─── EXERCISE INPUT ───

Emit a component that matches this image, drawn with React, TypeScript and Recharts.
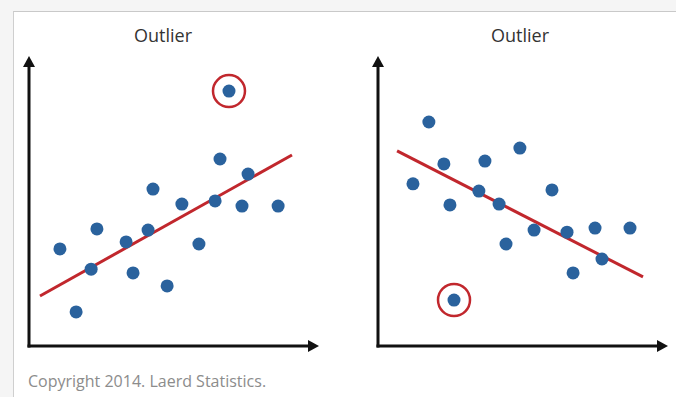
import React from 'react';
import { ScatterChart, Scatter, XAxis, YAxis, ReferenceLine, ReferenceDot } from 'recharts';

// left panel: positive trend, outlier high up
const leftPoints = [
  { x: 6.61, y: 6.47 },
  { x: 7.58, y: 5.95 },
  { x: 4.29, y: 5.43 },
  { x: 5.29, y: 4.91 },
  { x: 6.44, y: 5.02 },
  { x: 7.37, y: 4.84 },
  { x: 8.62, y: 4.84 },
  { x: 1.07, y: 3.36 },
  { x: 2.35, y: 4.05 },
  { x: 3.36, y: 3.6 },
  { x: 4.12, y: 4.01 },
  { x: 5.88, y: 3.53 },
  { x: 2.15, y: 2.66 },
  { x: 3.6, y: 2.53 },
  { x: 4.78, y: 2.08 },
  { x: 1.63, y: 1.18 },
  { x: 6.92, y: 8.82 },
];
const leftOutlier = { x: 6.92, y: 8.82 };
const leftFit = [{ x: 0.38, y: 1.73 }, { x: 9.1, y: 6.61 }];

// right panel: negative trend, outlier low down
const rightPoints = [
  { x: 1.76, y: 7.75 },
  { x: 4.91, y: 6.85 },
  { x: 2.28, y: 6.3 },
  { x: 3.7, y: 6.4 },
  { x: 1.21, y: 5.61 },
  { x: 6.02, y: 5.4 },
  { x: 3.49, y: 5.36 },
  { x: 2.49, y: 4.88 },
  { x: 4.19, y: 4.91 },
  { x: 5.4, y: 4.01 },
  { x: 6.54, y: 3.94 },
  { x: 7.51, y: 4.08 },
  { x: 8.72, y: 4.08 },
  { x: 4.43, y: 3.53 },
  { x: 7.75, y: 3.01 },
  { x: 6.75, y: 2.53 },
  { x: 2.63, y: 1.59 },
];
const rightOutlier = { x: 2.63, y: 1.59 };
const rightFit = [{ x: 0.66, y: 6.75 }, { x: 9.17, y: 2.39 }];

const titles = ['Outlier', 'Outlier'];
const copyright = 'Copyright 2014. Laerd Statistics.';

const xAxisSeg = [{ x: 0, y: 0 }, { x: 9.8, y: 0 }];
const yAxisSeg = [{ x: 0, y: 0 }, { x: 0, y: 9.8 }];

const BLUE = '#2a629d';
const RED = '#c1272d';
const INK = '#111';

const dot = (p: any) => <circle cx={p.cx} cy={p.cy} r={6.5} fill={BLUE} />;
const arrowRight = (p: any) => (
  <path d={`M${p.cx + 1},${p.cy} L${p.cx - 10},${p.cy - 6} L${p.cx - 10},${p.cy + 6} Z`} fill={INK} />
);
const arrowUp = (p: any) => (
  <path d={`M${p.cx},${p.cy - 1} L${p.cx - 6},${p.cy + 10} L${p.cx + 6},${p.cy + 10} Z`} fill={INK} />
);

interface PanelProps {
  points: { x: number; y: number }[]
  outlier: { x: number; y: number }
  fit: { x: number; y: number }[]
  left: number
  marginLeft: number
}

const Panel: React.FC<PanelProps> = ({ points, outlier, fit, left, marginLeft }) => (
  <div style={{ position: 'absolute', left, top: 0 }}>
    <ScatterChart
      width={340}
      height={397}
      margin={{ top: 57, right: 340 - marginLeft - 289, bottom: 51, left: marginLeft }}
    >
      <XAxis type="number" dataKey="x" domain={[0, 10]} hide />
      <YAxis type="number" dataKey="y" domain={[0, 10]} hide />
      <ReferenceLine segment={xAxisSeg} stroke={INK} strokeWidth={3} strokeLinecap="square" ifOverflow="visible" />
      <ReferenceLine segment={yAxisSeg} stroke={INK} strokeWidth={3} strokeLinecap="square" ifOverflow="visible" />
      <Scatter data={points} shape={dot} isAnimationActive={false} />
      <ReferenceLine segment={fit} stroke={RED} strokeWidth={3} ifOverflow="visible" />
      <ReferenceDot
        x={outlier.x}
        y={outlier.y}
        r={16}
        fill="none"
        stroke={RED}
        strokeWidth={2.5}
        ifOverflow="visible"
      />
      <ReferenceDot x={10} y={0} shape={arrowRight} ifOverflow="visible" />
      <ReferenceDot x={0} y={10} shape={arrowUp} ifOverflow="visible" />
    </ScatterChart>
  </div>
);

export default function App() {
  return (
    <div
      style={{
        position: 'absolute',
        left: 0,
        top: 0,
        width: 676,
        height: 397,
        overflow: 'hidden',
        background: '#f5f5f5',
        fontFamily: '"Open Sans", sans-serif',
      }}
    >
      <div
        style={{
          position: 'absolute',
          left: 13,
          top: 11,
          width: 700,
          height: 400,
          background: '#fff',
          borderLeft: '1.5px solid #cfcfcf',
          borderTop: '1.5px solid #c9c9c9',
        }}
      />
      <Panel points={leftPoints} outlier={leftOutlier} fit={leftFit} left={0} marginLeft={29} />
      <Panel points={rightPoints} outlier={rightOutlier} fit={rightFit} left={336} marginLeft={42} />
      {titles.map((t, i) => (
        <div
          key={i}
          style={{
            position: 'absolute',
            left: i === 0 ? 103 : 460,
            top: 23,
            width: 120,
            textAlign: 'center',
            fontSize: 18,
            color: '#333',
          }}
        >
          {t}
        </div>
      ))}
      <div
        style={{
          position: 'absolute',
          left: 28,
          top: 370,
          fontSize: 16,
          color: '#8c8c8c',
        }}
      >
        {copyright}
      </div>
    </div>
  );
}
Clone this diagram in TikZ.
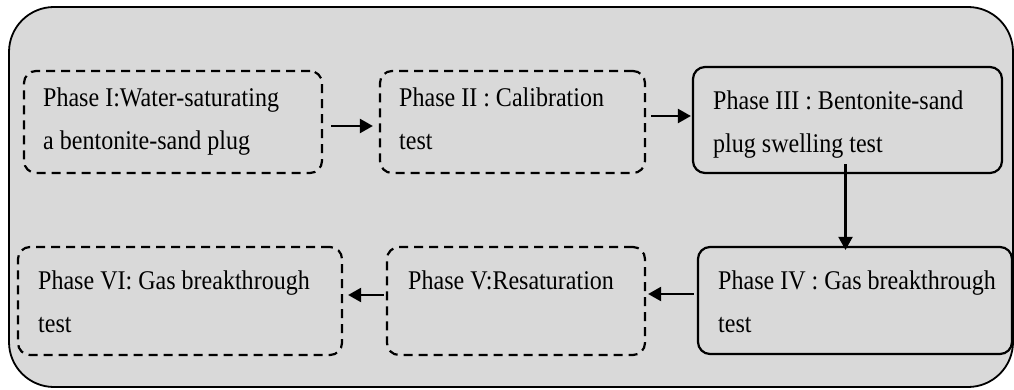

───

GIVEN REQUEST: From the data above, write out everything exactly except the pictures.

TASK ANSWER:
Emit a component that matches this image, drawn with React, TypeScript and Recharts.
import React from 'react';
import { ScatterChart, Scatter, XAxis, YAxis, ReferenceLine, ReferenceDot } from 'recharts';

// left panel: positive trend, outlier high up
const leftPoints = [
  { x: 6.61, y: 6.47 },
  { x: 7.58, y: 5.95 },
  { x: 4.29, y: 5.43 },
  { x: 5.29, y: 4.91 },
  { x: 6.44, y: 5.02 },
  { x: 7.37, y: 4.84 },
  { x: 8.62, y: 4.84 },
  { x: 1.07, y: 3.36 },
  { x: 2.35, y: 4.05 },
  { x: 3.36, y: 3.6 },
  { x: 4.12, y: 4.01 },
  { x: 5.88, y: 3.53 },
  { x: 2.15, y: 2.66 },
  { x: 3.6, y: 2.53 },
  { x: 4.78, y: 2.08 },
  { x: 1.63, y: 1.18 },
  { x: 6.92, y: 8.82 },
];
const leftOutlier = { x: 6.92, y: 8.82 };
const leftFit = [{ x: 0.38, y: 1.73 }, { x: 9.1, y: 6.61 }];

// right panel: negative trend, outlier low down
const rightPoints = [
  { x: 1.76, y: 7.75 },
  { x: 4.91, y: 6.85 },
  { x: 2.28, y: 6.3 },
  { x: 3.7, y: 6.4 },
  { x: 1.21, y: 5.61 },
  { x: 6.02, y: 5.4 },
  { x: 3.49, y: 5.36 },
  { x: 2.49, y: 4.88 },
  { x: 4.19, y: 4.91 },
  { x: 5.4, y: 4.01 },
  { x: 6.54, y: 3.94 },
  { x: 7.51, y: 4.08 },
  { x: 8.72, y: 4.08 },
  { x: 4.43, y: 3.53 },
  { x: 7.75, y: 3.01 },
  { x: 6.75, y: 2.53 },
  { x: 2.63, y: 1.59 },
];
const rightOutlier = { x: 2.63, y: 1.59 };
const rightFit = [{ x: 0.66, y: 6.75 }, { x: 9.17, y: 2.39 }];

const titles = ['Outlier', 'Outlier'];
const copyright = 'Copyright 2014. Laerd Statistics.';

const xAxisSeg = [{ x: 0, y: 0 }, { x: 9.8, y: 0 }];
const yAxisSeg = [{ x: 0, y: 0 }, { x: 0, y: 9.8 }];

const BLUE = '#2a629d';
const RED = '#c1272d';
const INK = '#111';

const dot = (p: any) => <circle cx={p.cx} cy={p.cy} r={6.5} fill={BLUE} />;
const arrowRight = (p: any) => (
  <path d={`M${p.cx + 1},${p.cy} L${p.cx - 10},${p.cy - 6} L${p.cx - 10},${p.cy + 6} Z`} fill={INK} />
);
const arrowUp = (p: any) => (
  <path d={`M${p.cx},${p.cy - 1} L${p.cx - 6},${p.cy + 10} L${p.cx + 6},${p.cy + 10} Z`} fill={INK} />
);

interface PanelProps {
  points: { x: number; y: number }[]
  outlier: { x: number; y: number }
  fit: { x: number; y: number }[]
  left: number
  marginLeft: number
}

const Panel: React.FC<PanelProps> = ({ points, outlier, fit, left, marginLeft }) => (
  <div style={{ position: 'absolute', left, top: 0 }}>
    <ScatterChart
      width={340}
      height={397}
      margin={{ top: 57, right: 340 - marginLeft - 289, bottom: 51, left: marginLeft }}
    >
      <XAxis type="number" dataKey="x" domain={[0, 10]} hide />
      <YAxis type="number" dataKey="y" domain={[0, 10]} hide />
      <ReferenceLine segment={xAxisSeg} stroke={INK} strokeWidth={3} strokeLinecap="square" ifOverflow="visible" />
      <ReferenceLine segment={yAxisSeg} stroke={INK} strokeWidth={3} strokeLinecap="square" ifOverflow="visible" />
      <Scatter data={points} shape={dot} isAnimationActive={false} />
      <ReferenceLine segment={fit} stroke={RED} strokeWidth={3} ifOverflow="visible" />
      <ReferenceDot
        x={outlier.x}
        y={outlier.y}
        r={16}
        fill="none"
        stroke={RED}
        strokeWidth={2.5}
        ifOverflow="visible"
      />
      <ReferenceDot x={10} y={0} shape={arrowRight} ifOverflow="visible" />
      <ReferenceDot x={0} y={10} shape={arrowUp} ifOverflow="visible" />
    </ScatterChart>
  </div>
);

export default function App() {
  return (
    <div
      style={{
        position: 'absolute',
        left: 0,
        top: 0,
        width: 676,
        height: 397,
        overflow: 'hidden',
        background: '#f5f5f5',
        fontFamily: '"Open Sans", sans-serif',
      }}
    >
      <div
        style={{
          position: 'absolute',
          left: 13,
          top: 11,
          width: 700,
          height: 400,
          background: '#fff',
          borderLeft: '1.5px solid #cfcfcf',
          borderTop: '1.5px solid #c9c9c9',
        }}
      />
      <Panel points={leftPoints} outlier={leftOutlier} fit={leftFit} left={0} marginLeft={29} />
      <Panel points={rightPoints} outlier={rightOutlier} fit={rightFit} left={336} marginLeft={42} />
      {titles.map((t, i) => (
        <div
          key={i}
          style={{
            position: 'absolute',
            left: i === 0 ? 103 : 460,
            top: 23,
            width: 120,
            textAlign: 'center',
            fontSize: 18,
            color: '#333',
          }}
        >
          {t}
        </div>
      ))}
      <div
        style={{
          position: 'absolute',
          left: 28,
          top: 370,
          fontSize: 16,
          color: '#8c8c8c',
        }}
      >
        {copyright}
      </div>
    </div>
  );
}
Clone this diagram in TikZ.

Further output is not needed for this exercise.